A: Why must it be a box? Why must it be fourteen lines? What is iambic pentameter? I struggle with the auditory component of poetry, I don’t grasp the concept of stressed syllables. I can’t really hear it and don’t understand it. I can grasp fourteen lines on a page though, and how the rhyme scheme is meant generally to work. It’s like the meat and potatoes of poetry, the sonnet. Or a block of wood, uncarved. I like constraints because I like taking them apart to see how they work, and because creative constraints are much like living with disability. One must be creative to exist within the bounds of the constraint. The sonnet will always elude me because I am not able to ‘hear’ it. I approach poetry visually, and the compactness of those fourteen lines appeals to me, as does the deconstruction of those fourteen lines.

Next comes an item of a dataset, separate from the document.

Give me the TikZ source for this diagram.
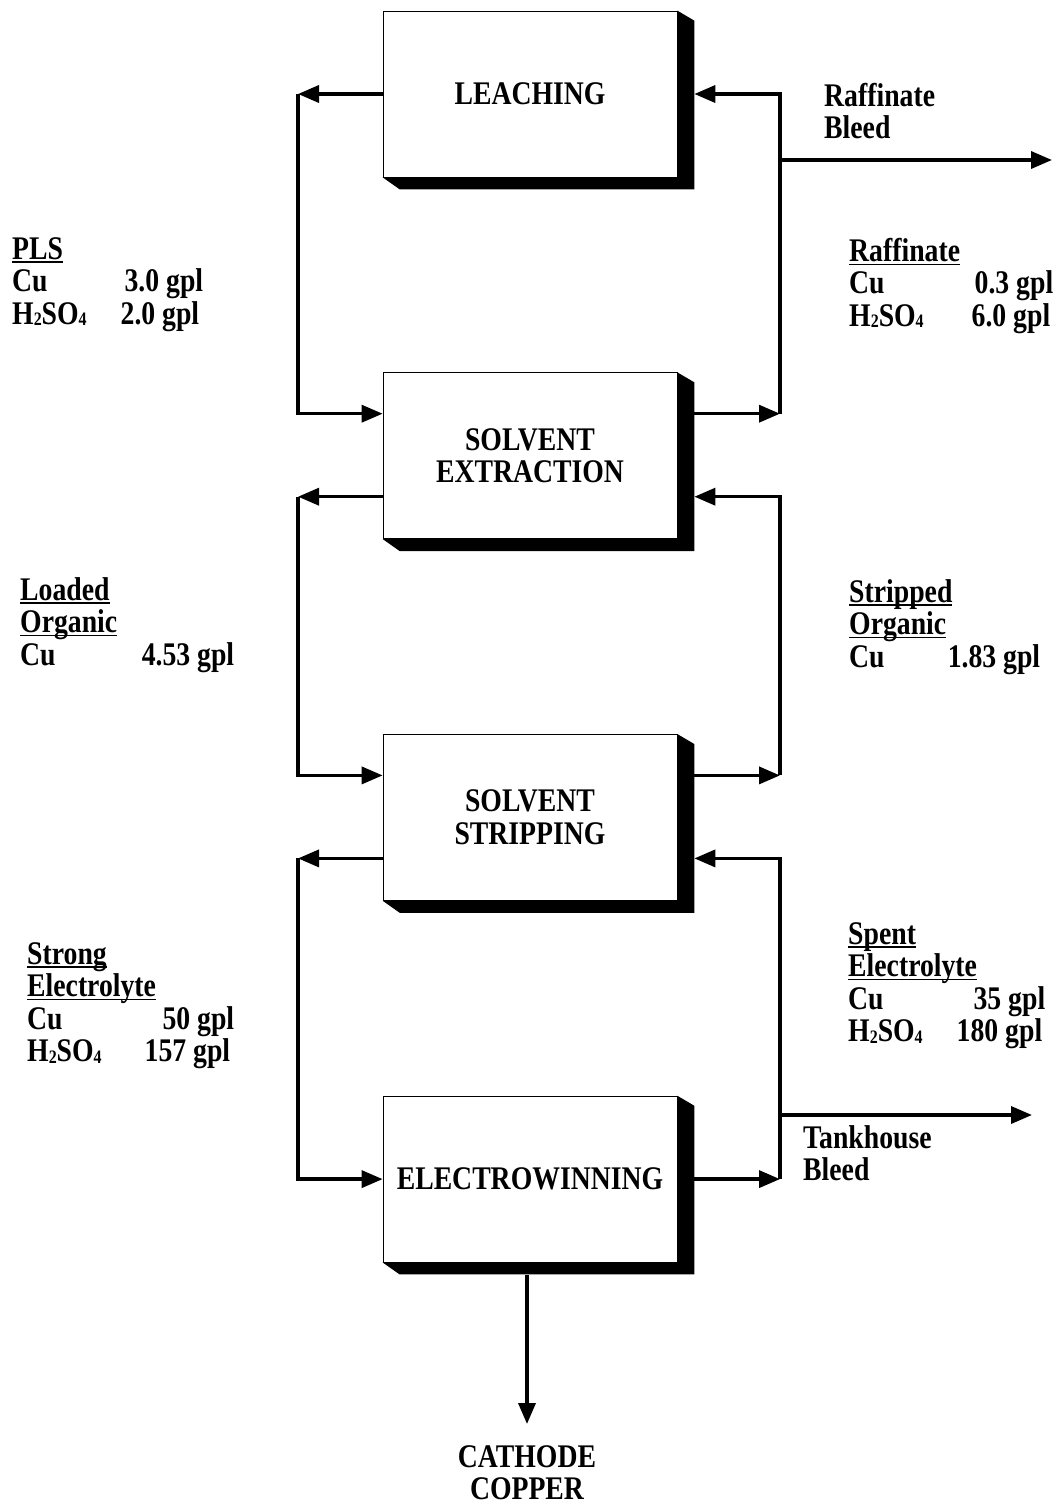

So I guess I keep coming back to it, arguing with it, because it’s symbolic to me, personally, of feeling shut out of the poetry world, and the world. My arguing with sonnets is also me arguing with oppressive structures like systemic ableism and sanism. But those oppressive structures exist within a larger framework of culture, and are complicated, and I don’t see the value in burning down existing things but re-working them to be more....workable for all. Arguing with sonnets is also me wanting to feel as though I can be part of a poetic lineage by using a traditional form but feeling as though the form is beyond me because I don’t understand the auditory component. Sheer bloody-mindedness, really.
Q: With two full-length collections (including your forthcoming Gordon Hill Press title) as well as a chapbook under your belt, how do you feel your work has developed? Where do you see your work headed?
A: I think it’s developed less concern with being ‘correct’: are all the commas and periods in the right place, is it coherent, is it logical, which I think was strangling some of my earlier work. I was trying very hard to make the work ‘fit’ into what I believed was ‘poetry’. And now I don’t give a fuck. I don’t fit in the world but I was trying to make my poetry fit. As I grow into a deeper understanding of myself, become more accepting and comfortable with myself and my many and various afflictions and ailments, my work has become, I think, more fluid, less (f)rigid. I’ve been taking workshops with Hoa Nguyen and she has a magickal knack for allowing freakiness into the work, she encourages the weird. “I myself am strange and unusual” but have often felt like I had to be closeted, so to speak, with how different I am, trying to pass or having passing privilege as “normal”: straight, sane, able-bodied, neurotypical, when I’m none of those things. I think my work reflects that and will continue to get weirder.
Q: Apart from working with Hoa Nguyen, have you had any models for this type of work or approach?
A: I don’t have much experience with formal instruction. I don’t have any post-secondary education and have taken a handful of poetry workshops. If there are other workshops that sort of, kind of, blend poetry with Jungian alchemy, rhetorical devices, academic essays, and divination, with a side order of art history and magick, I’m not aware of them. But highly recommend!
Q: Are there any other poets you are aware of working in similar ways?
A: Do you mean using similar techniques to write or writing the same sorts of poetry?
A: I have been reading more work by D/deaf and disabled poets, poets who are writing from madness, chronic illness, etcetera, like Shane Neilson, Dominic Parisien, Leah Lakshmi Piepzna-Samarasinha, Ally Fleming, Adam Pottle, San Alland, and the two anthologies of disability poetics that I’m aware of: Beauty is a Verb: The New Poetry of Disability edited by Jennifer Bartlett, Sheila Black and Mike Northern, and Stairs and Whispers: D/deaf and Disabled Poets Write Back edited by San Alland, Khairani Barokka and Daniel Sluman.
Q: Finally, who do you read to reenergize your own work? What particular works can’t you help but return to?
A: All of Karen Solie’s work, but I think I’ve owned three copies of Modern and Normal that I have loaned or lost or loved to pieces.